In technical terms, I had a RAID 5 array of 4 x 2TB HDDs plus one spare. All 5 drives connected to a hardware RAID controller on an older HP DL380G5 Server machine (below). About 5.6TB of space and I’d say about 4.5TB of it used… Sometime on Monday one drive failed, all good as data just rebuilds to the spare, slows down access enough for us to notice: “OK dead drive, I’ll get another”. Tuesday new drive bought and fitted replacing the failed one. Data starts to transfer from the spare to the new active drive… Then the spare fails… OK no big issue, 3 active drives still have enough data to rebuild the new drive so that starts… Then just because it could go wrong it did: A THIRD DRIVE FAILS!!!… So the array shuts down and gives me the big middle finger… Sigh.. OK reboot machine and ask it to re-activate the failed drives… hoping its just a read failure and data is still OK… It comes up, does its parity check and starts rebuilding the data to the new drive again, all good, until, well it fails again during 2nd try at rebuilding.. Reboot again. This time not so good, parity initialization takes almost 2 days to check…. No notice of further rebuilds of data… hmm maybe it means the last rebuild was successful before it failed… so I run a file system check on it… nope… it’s fubar… in all about 95% of my 100GB worth of personal digital photos corrupted, a small chunk of the e-books, half my ~800GB of Anime gone, and 2 episodes of TV shows.. Again thank you Murphy… the ~3TB of TV and Movie Videos that are replaceable are fine, the damn photos that aren’t get destroyed.. thanks… After digging through old DVD backups and portable HDDs I have I managed to recover about 90% of the lost photos.. the rest are gone forever…

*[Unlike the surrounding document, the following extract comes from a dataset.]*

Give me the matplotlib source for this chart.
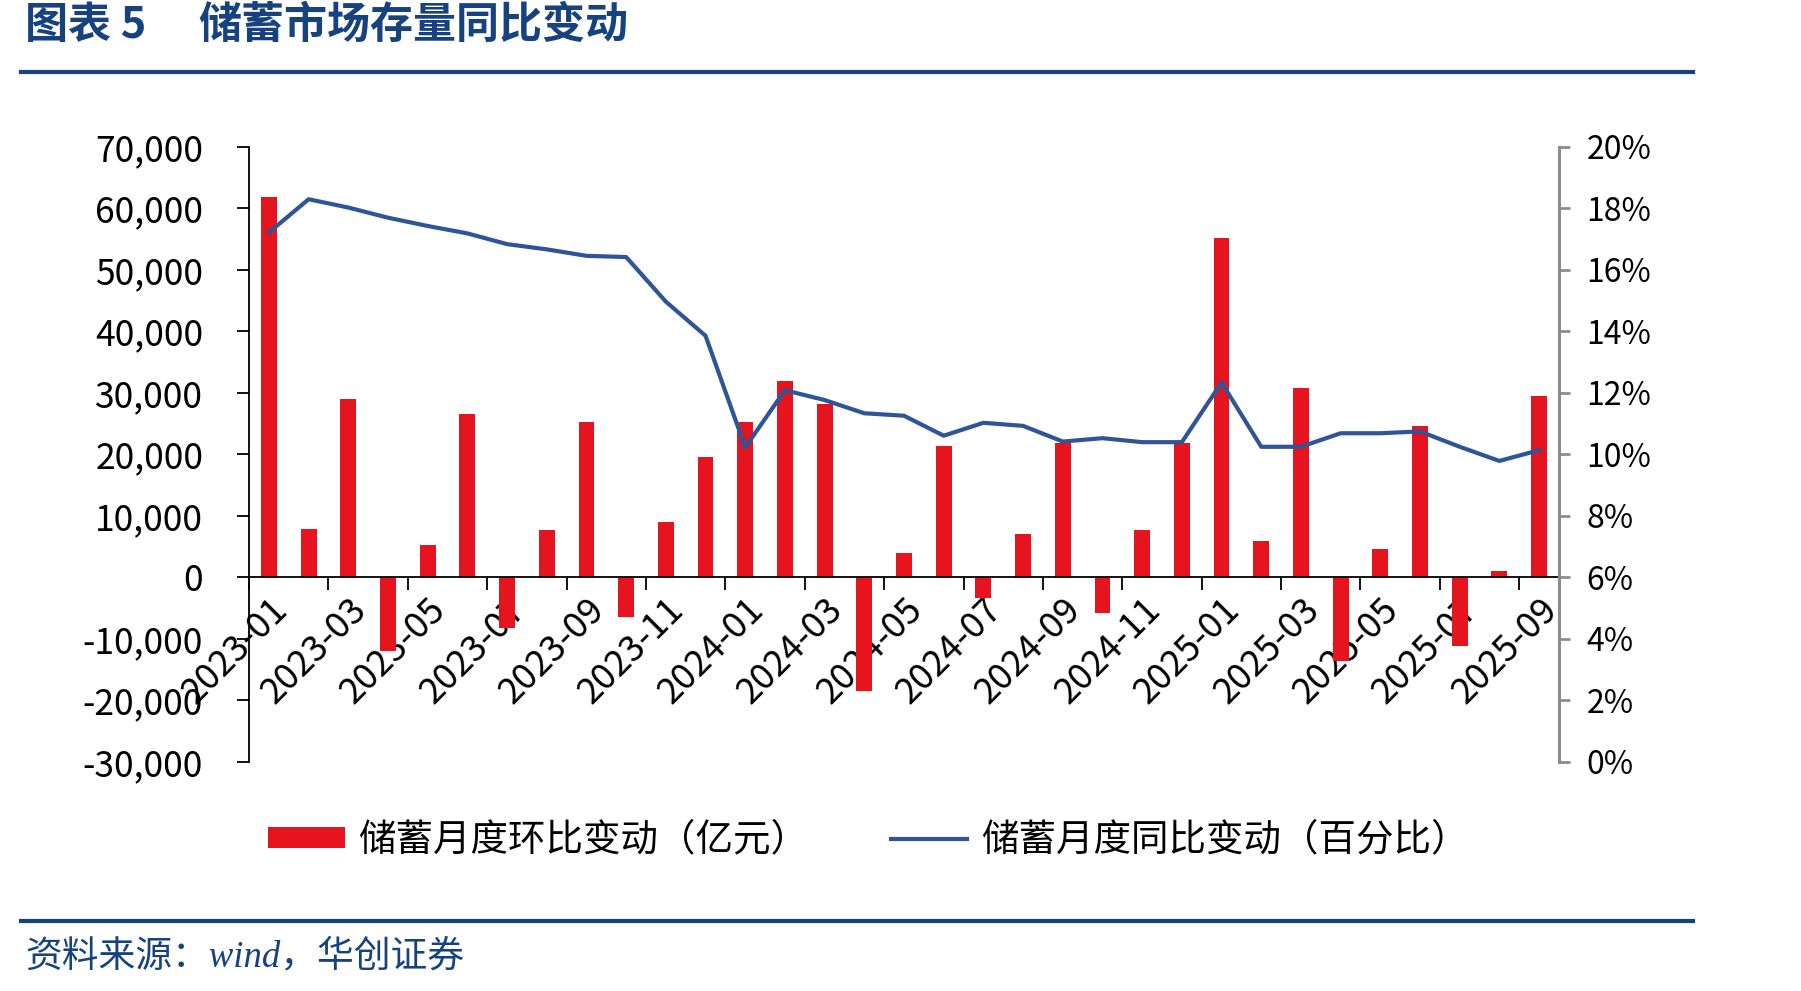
import numpy as np
import matplotlib
matplotlib.use('Agg')
import matplotlib.pyplot as plt
from matplotlib.lines import Line2D
from matplotlib.patches import Patch
from matplotlib.ticker import FuncFormatter, FixedLocator

plt.rcParams['font.family'] = ['Noto Sans CJK SC', 'DejaVu Sans']
plt.rcParams['axes.unicode_minus'] = False

# ---------------- 数据 ----------------
months = ['2023-01', '2023-02', '2023-03', '2023-04', '2023-05', '2023-06',
          '2023-07', '2023-08', '2023-09', '2023-10', '2023-11', '2023-12',
          '2024-01', '2024-02', '2024-03', '2024-04', '2024-05', '2024-06',
          '2024-07', '2024-08', '2024-09', '2024-10', '2024-11', '2024-12',
          '2025-01', '2025-02', '2025-03', '2025-04', '2025-05', '2025-06',
          '2025-07', '2025-08', '2025-09']

# 储蓄月度环比变动（亿元）
mom_change = [61900, 7900, 29000, -12000, 5300, 26600, -8200, 7800, 25200, -6400,
              9000, 19600, 25200, 32000, 28200, -18400, 4000, 21300, -3400, 7000,
              21900, -5800, 7800, 21800, 55200, 6000, 30800, -13600, 4600, 24700,
              -11200, 1100, 29500]

# 储蓄月度同比变动（%）
yoy_change = [17.22, 18.30, 18.03, 17.70, 17.43, 17.19, 16.84, 16.67, 16.46, 16.42,
              14.97, 13.86, 10.23, 12.09, 11.77, 11.34, 11.26, 10.61, 11.03, 10.93,
              10.42, 10.53, 10.40, 10.40, 12.34, 10.25, 10.25, 10.69, 10.69, 10.75,
              10.25, 9.79, 10.14]

title_no = '图表 5'
title_txt = '储蓄市场存量同比变动'
source_txt = '资料来源：wind，华创证券'
bar_label = '储蓄月度环比变动（亿元）'
line_label = '储蓄月度同比变动（百分比）'

BLUE_HDR = '#164380'
RED = '#E5141F'
LINE_BLUE = '#2F5597'

# ---------------- 画布 ----------------
fig = plt.figure(figsize=(18.01, 9.91), dpi=100)
ax = fig.add_axes([0.1383, 0.2311, 0.8656 - 0.1383, 0.8517 - 0.2311])
ax2 = ax.twinx()

x = np.arange(len(months))
ax.bar(x, mom_change, width=0.4, color=RED, zorder=2)
ax2.plot(x, np.array(yoy_change) / 100, color=LINE_BLUE, linewidth=3.0, zorder=3)

# 左轴
ax.set_xlim(-0.5, len(months) - 0.5)
ax.set_ylim(-30000, 70000)
ax.set_yticks(np.arange(-30000, 70001, 10000))
ax.yaxis.set_major_formatter(FuncFormatter(lambda v, p: f'{int(v):,}'))
ax.tick_params(axis='y', direction='out', length=9, width=1.3, labelsize=25.5, pad=24)

ax.spines['top'].set_visible(False)
ax.spines['right'].set_visible(False)
ax.spines['left'].set_linewidth(1.3)
ax.spines['bottom'].set_position(('data', 0))
ax.spines['bottom'].set_linewidth(1.3)

# x 轴：标签在类别中心（隔一个），刻度线在类别边界
ax.set_xticks(x[::2])
ax.set_xticklabels(months[::2], rotation=45, ha='right', va='top',
                   rotation_mode='anchor', fontsize=26)
ax.tick_params(axis='x', which='major', length=0, pad=10)
ax.xaxis.set_minor_locator(FixedLocator(np.arange(-0.5, len(months) - 1, 2)))
ax.tick_params(axis='x', which='minor', direction='out', length=9, width=1.3)

# 右轴
ax2.set_ylim(0, 0.20)
ax2.set_yticks(np.arange(0, 0.2001, 0.02))
ax2.yaxis.set_major_formatter(FuncFormatter(lambda v, p: f'{v * 100:.0f}%'))
ax2.tick_params(axis='y', direction='out', length=8, width=2, color='#8C8C8C',
                labelsize=23, pad=12)
for s in ['top', 'left', 'bottom']:
    ax2.spines[s].set_visible(False)
ax2.spines['right'].set_color('#8C8C8C')
ax2.spines['right'].set_linewidth(2.2)

# 图例
handles = [Patch(facecolor=RED, edgecolor='none'),
           Line2D([0], [0], color=LINE_BLUE, linewidth=3)]
fig.legend(handles, [bar_label, line_label], loc='center', ncol=2,
           bbox_to_anchor=(0.482, 0.152), frameon=False, fontsize=27,
           handlelength=2.05, handleheight=0.45, handletextpad=0.35,
           columnspacing=2.2)

# 标题、分隔线、资料来源
fig.text(0.0139, 0.975, title_no, fontsize=31, fontweight='bold',
         color=BLUE_HDR, ha='left', va='center')
fig.text(198 / 1801, 0.975, title_txt, fontsize=31, fontweight='bold',
         color=BLUE_HDR, ha='left', va='center')
fig.add_artist(Line2D([21 / 1801, 1693 / 1801], [1 - 72 / 991] * 2,
                      transform=fig.transFigure, color=BLUE_HDR, linewidth=3))
fig.add_artist(Line2D([21 / 1801, 1693 / 1801], [1 - 921 / 991] * 2,
                      transform=fig.transFigure, color=BLUE_HDR, linewidth=3))
fig.text(0.0139, 1 - 957 / 991, source_txt, fontsize=26.5, color=BLUE_HDR,
         ha='left', va='center', style='italic',
         family=['Liberation Serif', 'Noto Sans CJK SC'])

fig.savefig('out.png', dpi=100)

Here is my set-up, not pretty but has done me good for a few years until now:
With drives numbered 1 on the left to 6 on the right:
- FAILED FIRST Drive – 2TB WD Green.
- The spare: FAILED SECOND! – 2TB Samsung Desktop HDD
- Active drive – still ok – 2TB WD Green.
- The new drive to replace #1 – 2TB Seagate Desktop HDD
- The THIRD FAILED drive! – 2TB WD Green.
- Active drive – still ok – 2TB WD Green.
Admittedly these are the cheaper Western Digital GREEN drives and the spare a basic Samsung desktop drive. Not Ideal for a NAS/Raid set-up but still brand name drives. Also the server is designed for 2.5″ SAS/SATA drives in HP Caddies.. 2TB 2.5″ drives are way out of my affordability so I used short SATA extension cables to connect up the 3.5″ drives and bolt them together to a rail for stability. As said this set-up has done me fine for a few years with no issues until now. One drive fail is expected, two fail is possible, but three drives failing? that’s just Murphy trying to upset me…
So now I’ve fired up two spare DELL servers each with 4 x 1TB drives in a RAID-0 array so I get about 3.7TB of space but no data safety. All the recovered data was put on one of these and the second is set-up to mirror all that data to its own identical array so I get some protection on the surviving data.
Since I don’t want these extra servers adding to my power bill (each reports about 200W of power use) this is only temporary.. I’ll need to rebuild the original array with new drives which will possibly take me a few months to afford as this time I’m paying the extra for proper NAS drives… Currently looking at 5 or 6 2TB Seagate NAS drives that I can get locally for about $140 each.. still a lot all up… I’m planning the new array to be a 6-drive RAID-6 array. I’ll still be in trouble with a 3 drive failure but not many other options.. I’ll be doubling safety by making extra copies of things like photos onto spare portable HDD’s and storing them in a safe place…
I now know more about RAID controller configuration and operation than I ever wanted to know…
Until next time. Thanks for reading!
— Radan.